**** Given entries

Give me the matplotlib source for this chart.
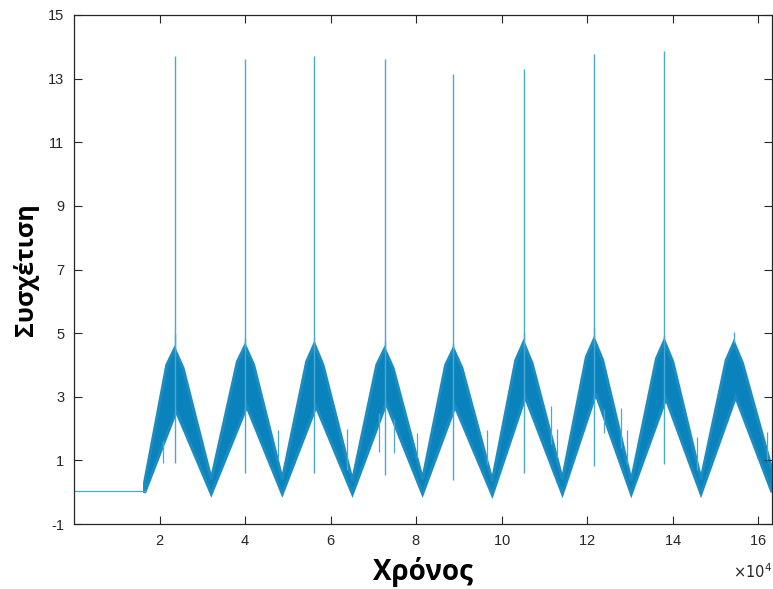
import matplotlib
matplotlib.use('Agg')
import matplotlib.pyplot as plt
from matplotlib.ticker import ScalarFormatter

# values (x in samples, y in correlation units)
flat_x = [0, 16500]
flat_y = [0.05, 0.05]

peak_x = [23500, 40000, 56200, 72600, 88700, 105100, 121600, 138000, 154300]
peak_hi = [4.5, 4.6, 4.65, 4.5, 4.5, 4.7, 4.8, 4.75, 4.7]
peak_tip = [5.0, 4.85, 4.85, 4.75, 4.7, 5.0, 5.15, 4.95, 5.05]
peak_lo = [2.55, 2.7, 2.7, 2.8, 2.7, 3.0, 3.1, 2.95, 3.0]
# upper edge just before / after each peak (rounded tops)
rise_sh = [4.0, 4.1, 4.1, 4.0, 4.0, 4.15, 4.25, 4.2, 4.15]
fall_sh = [3.9, 4.0, 4.0, 3.9, 3.9, 4.05, 4.15, 4.1, 4.05]

valley_x = [32100, 48700, 65100, 81500, 97800, 114200, 130300, 146600]
valley_hi = [0.4, 0.4, 0.35, 0.4, 0.35, 0.4, 0.35, 0.4]
valley_lo = [-0.05, -0.05, -0.05, -0.05, -0.08, -0.05, -0.05, -0.05]

band_start_x, band_start_hi, band_start_lo = 16500, 0.3, -0.02
band_end_x, band_end_hi, band_end_lo = 163200, 0.7, 0.0

spike_x = [23500, 40000, 56200, 72600, 88700, 105100, 121600, 138000]
spike_top = [13.71, 13.61, 13.71, 13.61, 13.14, 13.30, 13.77, 13.87]
spike_bot = [0.92, 0.6, 0.6, 0.54, 0.39, 0.6, 0.83, 0.89]

whisker_x = [20700, 47600, 63900, 71400, 74900, 80300, 96600, 111600,
             113000, 124000, 128000, 129400, 145700, 162000]
whisker_lo = [0.92, 1.0, 0.7, 1.27, 1.24, 1.1, 0.9, 1.5,
              1.1, 1.87, 1.4, 0.9, 0.7, 1.0]
whisker_hi = [1.6, 1.96, 2.0, 2.5, 2.3, 1.87, 1.96, 2.7,
              2.0, 2.6, 2.65, 1.96, 1.74, 1.9]

blue = '#0a82bb'
light = '#4aa8d4'
plt.rcParams['axes.unicode_minus'] = False
plt.rcParams['font.family'] = ['Liberation Sans', 'DejaVu Sans']

fig = plt.figure(figsize=(7.73, 5.89), dpi=100)
ax = fig.add_axes([74 / 773, 1 - 524 / 589, 698 / 773, 509 / 589])

# noise band as polygon: upper edge out, lower edge back
ux = [band_start_x]
uy = [band_start_hi]
lx = [band_start_x]
ly = [band_start_lo]
for i in range(len(peak_x)):
    ux += [peak_x[i] - 1800, peak_x[i], peak_x[i] + 2000]
    uy += [rise_sh[i], peak_hi[i], fall_sh[i]]
    lx.append(peak_x[i] + 400); ly.append(peak_lo[i])
    if i < len(valley_x):
        ux.append(valley_x[i]); uy.append(valley_hi[i])
        lx.append(valley_x[i]); ly.append(valley_lo[i])
ux.append(band_end_x); uy.append(band_end_hi)
lx.append(band_end_x); ly.append(band_end_lo)

ax.fill(ux + lx[::-1], uy + ly[::-1], color=blue, lw=2.2, ec='#1a8cc2',
        joinstyle='miter')
ax.plot(flat_x, flat_y, color=light, lw=0.9)
ax.vlines(spike_x, spike_bot, spike_top, color=light, lw=1.0)
ax.vlines(peak_x, peak_hi, peak_tip, color=light, lw=1.0)
ax.vlines(whisker_x, whisker_lo, whisker_hi, color=light, lw=0.9)

ax.set_xlim(0, 163200)
ax.set_ylim(-1, 15)
ax.set_xticks(range(20000, 160001, 20000))
ax.set_yticks(range(-1, 16, 2))

fmt = ScalarFormatter(useMathText=True)
fmt.set_powerlimits((4, 4))
ax.xaxis.set_major_formatter(fmt)
ax.xaxis.get_offset_text().set_visible(False)
ax.text(1.0, -0.075, r'$\times10^{4}$', transform=ax.transAxes,
        ha='right', va='top', fontsize=10.5, color='#262626')

ax.tick_params(direction='in', top=True, right=True, length=5.5, width=0.8,
               colors='#262626', labelsize=10.5, pad=7)
for s in ax.spines.values():
    s.set_color('#262626')
    s.set_linewidth(0.9)

ax.set_xlabel('Χρόνος', fontsize=20, fontweight='bold', family='Open Sans',
              va='bottom')
ax.set_ylabel('Συσχέτιση', fontsize=18, fontweight='bold', family='Open Sans')
ax.xaxis.set_label_coords(0.5, -0.123)
ax.yaxis.set_label_coords(-0.05, 0.5)

fig.savefig('out.png', dpi=100)
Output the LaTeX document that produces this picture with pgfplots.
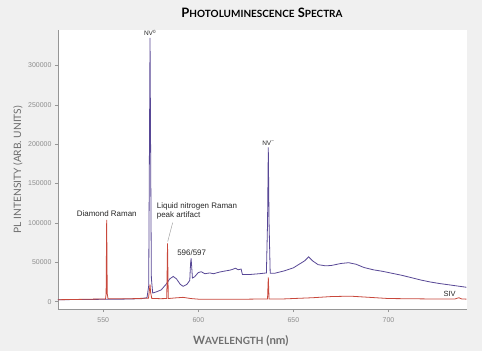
\documentclass[border=0pt]{standalone}
\usepackage{pgfplots}
\pgfplotsset{compat=1.18}
\usepackage{fontspec}
\setmainfont{Liberation Sans}
\newfontfamily\titlefont{Lato}
\definecolor{bgc}{RGB}{240,240,240}
\definecolor{bluec}{RGB}{88,72,150}
\definecolor{redc}{RGB}{200,72,60}
\definecolor{tickc}{RGB}{140,140,140}
\definecolor{axc}{RGB}{150,150,150}
\definecolor{labc}{RGB}{110,110,110}
\definecolor{annc}{RGB}{40,40,40}
\begin{document}
\begin{tikzpicture}
\fill[bgc] (-58bp,-42bp) rectangle (424bp,309bp);
\begin{axis}[
  scale only axis, width=409bp, height=279bp,
  xmin=526.2, xmax=741.3, ymin=-9300, ymax=345000,
  axis background/.style={fill=white},
  axis lines*=left, axis line style={axc, line width=0.6pt, -},
  tick align=outside, major tick length=3bp, tick style={axc, line width=0.5pt},
  xtick={550,600,650,700}, xticklabels={550,600,650,700},
  ytick={0,50000,100000,150000,200000,250000,300000},
  yticklabels={0,50000,100000,150000,200000,250000,300000},
  scaled y ticks=false, scaled x ticks=false,
  ticklabel style={font=\fontsize{7}{8}\selectfont, text=tickc},
  xticklabel style={yshift=-2bp},
  clip=true,
]
\addplot[bluec, line width=0.8pt] coordinates {
(526,2500) (540,2800) (560,3200) (570,3800) (573,5000) (573.9,20000) (574.3,200000) (574.6,335000) (574.9,200000) (575.3,30000)
(576,11000) (578,12500) (580.5,15000) (583,22000) (585,29000) (586.8,32000) (588.5,29000) (590.5,22000) (592,19500) (594,22000)
(595.5,27000) (595.9,48000) (596.2,55000) (596.5,45000) (596.9,30000) (598,31500) (600,37000) (601.5,38000) (603.5,35500)
(606,36500) (608,35500) (611,37500) (613,38500) (616.5,40000) (618,41000) (619.5,42500) (621,40500) (622.5,41500) (623.2,34500)
(627,34500) (632,35500) (635.8,36500) (636.4,100000) (636.8,196000) (637.2,100000) (637.8,36000) (640,36000) (645,39000)
(650,43000) (654,49000) (656,52000) (658,57000) (660,52000) (663,47000) (667,45500) (670,46000) (675,48500) (679,49500)
(683,47500) (687,43500) (692,40500) (697,38500) (702,36000) (707,33500) (712,30500) (717,27500) (722,25000) (727,23000)
(733,21000) (741,18300)
};
\addplot[redc, line width=0.8pt] coordinates {
(526,2500) (540,3000) (551.2,3500) (551.5,10000) (551.8,104000) (552.1,10000) (552.5,3800) (565,3800) (573.8,4500)
(574.3,15000) (574.6,22000) (574.9,12000) (575.5,4200) (580,3800) (583.4,4000) (583.8,74000) (584.2,4000) (588,4800)
(592,5500) (596,4000) (600,3200) (620,3000) (636.4,3500) (636.8,31000) (637.2,3500) (645,3500) (660,5000) (670,6500)
(680,7000) (690,5500) (700,4000) (720,3500) (735,3500) (737,5000) (738.5,3500) (741,3200)
};
\draw[axc, line width=0.4pt] (axis cs:583.9,76300) -- (axis cs:586.5,100400);
\node[anchor=south, font=\fontsize{6.5}{7}\selectfont, text=annc, inner sep=1bp] at (axis cs:574.6,336000) {NV\textsuperscript{0}};
\node[anchor=south, font=\fontsize{6.5}{7}\selectfont, text=annc, inner sep=1bp] at (axis cs:636.8,197000) {NV\textsuperscript{\textendash}};
\node[anchor=west, font=\fontsize{8}{9}\selectfont, text=annc, inner sep=0pt] at (axis cs:536,111500) {Diamond Raman};
\node[anchor=west, font=\fontsize{8}{9}\selectfont, text=annc, inner sep=0pt] at (axis cs:578.1,120700) {Liquid nitrogen Raman};
\node[anchor=west, font=\fontsize{8}{9}\selectfont, text=annc, inner sep=0pt] at (axis cs:578.1,108900) {peak artifact};
\node[font=\fontsize{8}{9}\selectfont, text=annc, inner sep=0pt] at (axis cs:596.5,62300) {596/597};
\node[font=\fontsize{7.5}{9}\selectfont, text=annc, inner sep=0pt] at (axis cs:732.2,9400) {SIV};
\end{axis}
\node[font=\titlefont\bfseries\fontsize{13}{14}\selectfont, text=black] at (204bp,296bp) {P{\fontsize{10}{12}\selectfont HOTOLUMINESCENCE} S{\fontsize{10}{12}\selectfont PECTRA}};
\node[rotate=90, font=\titlefont\fontsize{10.2}{12}\selectfont, text=labc] at (-40bp,139.5bp) {PL INTENSITY (ARB. UNITS)};
\node[font=\titlefont\bfseries\fontsize{11.5}{13}\selectfont, text=labc] at (182.8bp,-32bp) {W{\fontsize{10}{12}\selectfont AVELENGTH} (nm)};
\end{tikzpicture}
\end{document}
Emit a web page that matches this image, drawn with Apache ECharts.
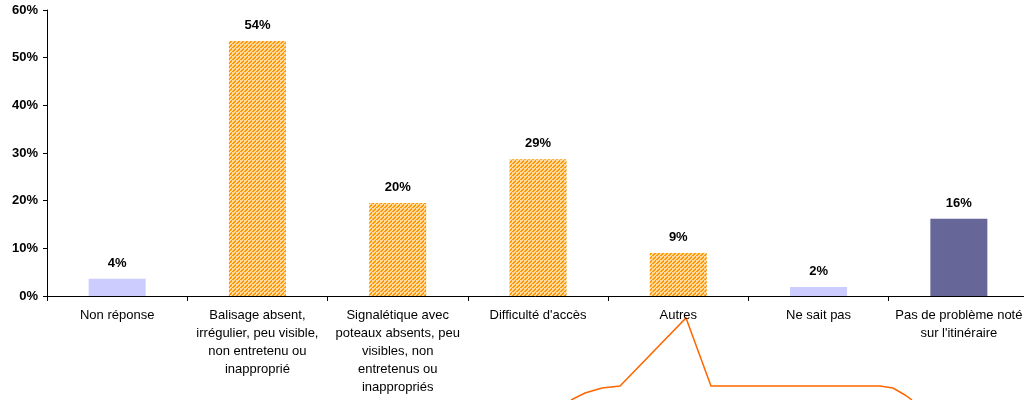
<!DOCTYPE html>
<html><head><meta charset="utf-8">
<script src="https://cdn.jsdelivr.net/npm/echarts@6/dist/echarts.min.js"></script>
<style>html,body{margin:0;padding:0;background:#fff}#c{width:1024px;height:400px}</style>
</head><body><div id="c"></div>
<script>
const categories = ["Non réponse", "Balisage absent,\nirrégulier, peu visible,\nnon entretenu ou\ninapproprié", "Signalétique avec\npoteaux absents, peu\nvisibles, non\nentretenus ou\ninappropriés", "Difficulté d'accès", "Autres", "Ne sait pas", "Pas de problème noté\nsur l'itinéraire"];
const values = [3.6, 53.5, 19.5, 28.7, 9.0, 1.9, 16.2];
const barKinds = ["light", "hatch", "hatch", "hatch", "hatch", "light", "dark"];
const yTicks = [0, 10, 20, 30, 40, 50, 60];

const pc = document.createElement('canvas');
pc.width = 4; pc.height = 4;
const g = pc.getContext('2d');
g.fillStyle = '#FFD9A0'; g.fillRect(0,0,4,4);
g.fillStyle = '#FF9900';
for (let i = 0; i < 4; i++) { g.fillRect((3 - i + 4) % 4, i, 2, 1); }
const fills = { light: '#CCCCFF', dark: '#666699', hatch: { image: pc, repeat: 'repeat' } };

const chart = echarts.init(document.getElementById('c'), null, {renderer: 'canvas'});
chart.setOption({
  animation: false,
  textStyle: { fontFamily: 'Liberation Sans, Arial, sans-serif' },
  grid: { left: 47, width: 982, top: 10, bottom: 104, containLabel: false, outerBoundsMode: 'none' },
  xAxis: {
    type: 'category', data: categories,
    axisLine: { lineStyle: { color: '#000', width: 1 } },
    axisTick: { show: true, alignWithLabel: false, length: 5, lineStyle: { color: '#000' } },
    axisLabel: { color: '#000', fontSize: 13, lineHeight: 18, margin: 10, interval: 0 }
  },
  yAxis: {
    type: 'value', min: 0, max: 60, interval: 10,
    axisLine: { show: true, lineStyle: { color: '#000', width: 1 } },
    axisTick: { show: true, length: 4, lineStyle: { color: '#000' } },
    splitLine: { show: false },
    axisLabel: { color: '#000', fontSize: 13, fontWeight: 'bold', margin: 9, formatter: v => yTicks.includes(v) ? v + '%' : '' }
  },
  series: [{
    type: 'bar', barWidth: 57,
    data: values.map((v, i) => ({ value: v, itemStyle: { color: fills[barKinds[i]] } })),
    label: { show: true, position: 'top', distance: 9, color: '#000', fontSize: 13, fontWeight: 'bold',
      formatter: p => Math.round(p.value) + '%' }
  }],
  graphic: [{
    type: 'polyline',
    shape: { points: [[571,400],[585,393],[602,388],[620,386],[686,318],[711,386],[880,386],[893,388],[905,395],[912,400]] },
    style: { stroke: '#FF6600', lineWidth: 1.5, fill: null }
  }]
});
</script></body></html>
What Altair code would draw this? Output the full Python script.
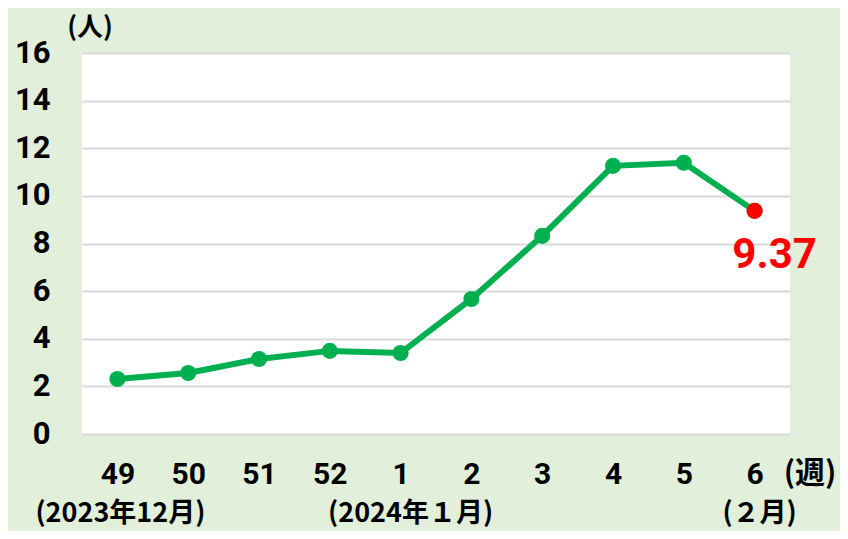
import altair as alt
import pandas as pd

weeks = ["49", "50", "51", "52", "1", "2", "3", "4", "5", "6"]
values = [2.31, 2.56, 3.15, 3.49, 3.40, 5.67, 8.32, 11.26, 11.39, 9.37]
last_label = "9.37"
y_ticks = [0, 2, 4, 6, 8, 10, 12, 14, 16]
month_labels = ["(2023年12月)", "(2024年１月)", "(２月)"]
month_weeks = ["49", "1", "6"]
month_dx = [3, 10, 5]

df = pd.DataFrame({"week": weeks, "value": values})
df_last = df.tail(1).assign(label=last_label)

NUM_FONT = "Roboto"
JP_FONT = "Noto Sans CJK JP"

x_enc = alt.X("week:N", sort=weeks,
              axis=alt.Axis(title=None, labelAngle=0, domain=False, ticks=False, grid=False,
                            labelFont=NUM_FONT, labelFontSize=30, labelFontWeight="bold",
                            labelColor="black", labelPadding=40, labelBaseline="middle"))
y_enc = alt.Y("value:Q", scale=alt.Scale(domain=[0, 16], nice=False),
              axis=alt.Axis(title=None, values=y_ticks, domain=False, ticks=False,
                            grid=True, gridColor="#D9D9D9", gridWidth=2,
                            labelFont=NUM_FONT, labelFontSize=31, labelFontWeight="bold",
                            labelColor="black", labelPadding=32))

base = alt.Chart(df)
line = base.mark_line(color="#00B050", strokeWidth=6).encode(x=x_enc, y=y_enc)
points = base.mark_point(filled=True, color="#00B050", size=260, opacity=1).encode(x=x_enc, y=y_enc)
red = alt.Chart(df_last).mark_point(filled=True, color="#FF0000", size=260, opacity=1).encode(x=x_enc, y=y_enc)
red_label = alt.Chart(df_last).mark_text(color="#FF0000", font=NUM_FONT, fontSize=42, fontWeight="bold",
                                         dx=20, dy=44, baseline="middle").encode(x=x_enc, y=y_enc, text="label:N")

months = []
for w, lab, dx in zip(month_weeks, month_labels, month_dx):
    months.append(alt.Chart(pd.DataFrame({"week": [w], "label": [lab]})).mark_text(
        font=JP_FONT, fontSize=27, fontWeight="bold", color="black", dx=dx, baseline="middle"
    ).encode(x=x_enc, y=alt.value(461), text="label:N"))

unit_y = alt.Chart(pd.DataFrame({"t": ["(人)"]})).mark_text(
    font=JP_FONT, fontSize=26, fontWeight="bold", color="black", baseline="middle"
).encode(x=alt.value(8), y=alt.value(-25), text="t:N")
unit_x = alt.Chart(pd.DataFrame({"t": ["(週)"]})).mark_text(
    font=JP_FONT, fontSize=30, fontWeight="bold", color="black", baseline="middle"
).encode(x=alt.value(728), y=alt.value(421), text="t:N")

chart = alt.layer(line, points, red, red_label, *months, unit_y, unit_x).properties(
    width=708, height=381,
    background="#E2EFDA",
    padding={"left": 74, "top": 45, "right": 50, "bottom": 97},
    autosize=alt.AutoSizeParams(type="none"),
).configure_view(stroke=None, fill="white")

chart.save("out.html", embed_options={"renderer": "svg", "actions": False})
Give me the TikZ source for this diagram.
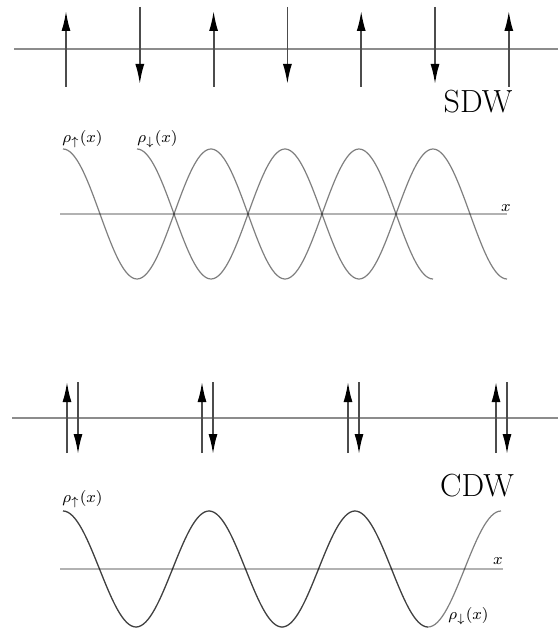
\documentclass[tikz,border=0pt]{standalone}
\usetikzlibrary{arrows.meta}
\begin{document}
\begin{tikzpicture}[x=0.5pt, y=-0.5pt,
    lattice/.style={black!45, line width=1.4pt},
    spin/.style={black!70, line width=0.9pt, -{Latex[length=10pt, width=4.5pt, black]}},
    wave/.style={black, draw opacity=0.5, line width=0.6pt},
    axisline/.style={black!30, line width=0.6pt},
    lbl/.style={font=\fontsize{8}{9}\selectfont, inner sep=0pt},
    title/.style={font=\fontsize{16}{19}\selectfont, inner sep=0pt}]
    \useasboundingbox (0,0) rectangle (558,630);

    % --- SDW: 自旋交替排列 ---
    \def\yA{49}
    \draw[lattice] (14,\yA) -- (558,\yA);
    \foreach \i in {0,...,6} {
        \pgfmathsetmacro{\xs}{66+73.8*\i}
        \ifodd\i
            \draw[spin] (\xs,7) -- (\xs,84);
        \else
            \draw[spin] (\xs,87) -- (\xs,11);
        \fi
    }
    \node[title] (sdw) at (478,102) {SDW};

    % --- SDW 的两种自旋密度 ---
    % P 为周期, A 为振幅
    \def\P{148}
    \def\A{65}
    \def\yB{214}
    \draw[axisline] (60,\yB) -- (507,\yB);
    \node[lbl] (xsdw) at (506,208) {$x$};
    \draw[wave] plot[domain=63:433, samples=160, smooth]
        (\x, {\yB-\A*cos(360/\P*(\x-63))});
    \draw[wave] plot[domain=137:507, samples=160, smooth]
        (\x, {\yB-\A*cos(360/\P*(\x-137))});
    \node[lbl, anchor=west] (rhoupA) at (62,139) {$\rho_\uparrow(x)$};
    \node[lbl, anchor=west] (rhodnA) at (137,139) {$\rho_\downarrow(x)$};

    % --- CDW: 每个格点上一对自旋 ---
    \def\yC{418}
    \draw[lattice] (12,\yC) -- (558,\yC);
    \foreach \xs in {67,202,348,496} {
        \draw[spin] (\xs,453) -- (\xs,382);
        \draw[spin] (\xs+11,382) -- (\xs+11,454);
    }
    \node[title] (cdw) at (477,486) {CDW};

    % --- CDW 的电荷密度 (两条曲线重合) ---
    \def\Q{146}
    \def\B{58}
    \def\yD{569}
    \draw[axisline] (60,\yD) -- (503,\yD);
    \node[lbl] (xcdw) at (498,561) {$x$};
    \draw[wave] plot[domain=63:428, samples=160, smooth]
        (\x, {\yD-\B*cos(360/\Q*(\x-63))});
    \draw[wave] plot[domain=63:501, samples=180, smooth]
        (\x, {\yD-\B*cos(360/\Q*(\x-63))});
    \node[lbl, anchor=west] (rhoupB) at (62,499) {$\rho_\uparrow(x)$};
    \node[lbl, anchor=west] (rhodnB) at (448,616) {$\rho_\downarrow(x)$};

\end{tikzpicture}
\end{document}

********

- _Direction_
Your task is to return the lines above, from the first one up to and including the line containing "from matplotlib.ticker import ScalarFormatter", minus any pictures.

- _Written reply_
Give me the matplotlib source for this chart.
import matplotlib
matplotlib.use('Agg')
import matplotlib.pyplot as plt
from matplotlib.ticker import ScalarFormatter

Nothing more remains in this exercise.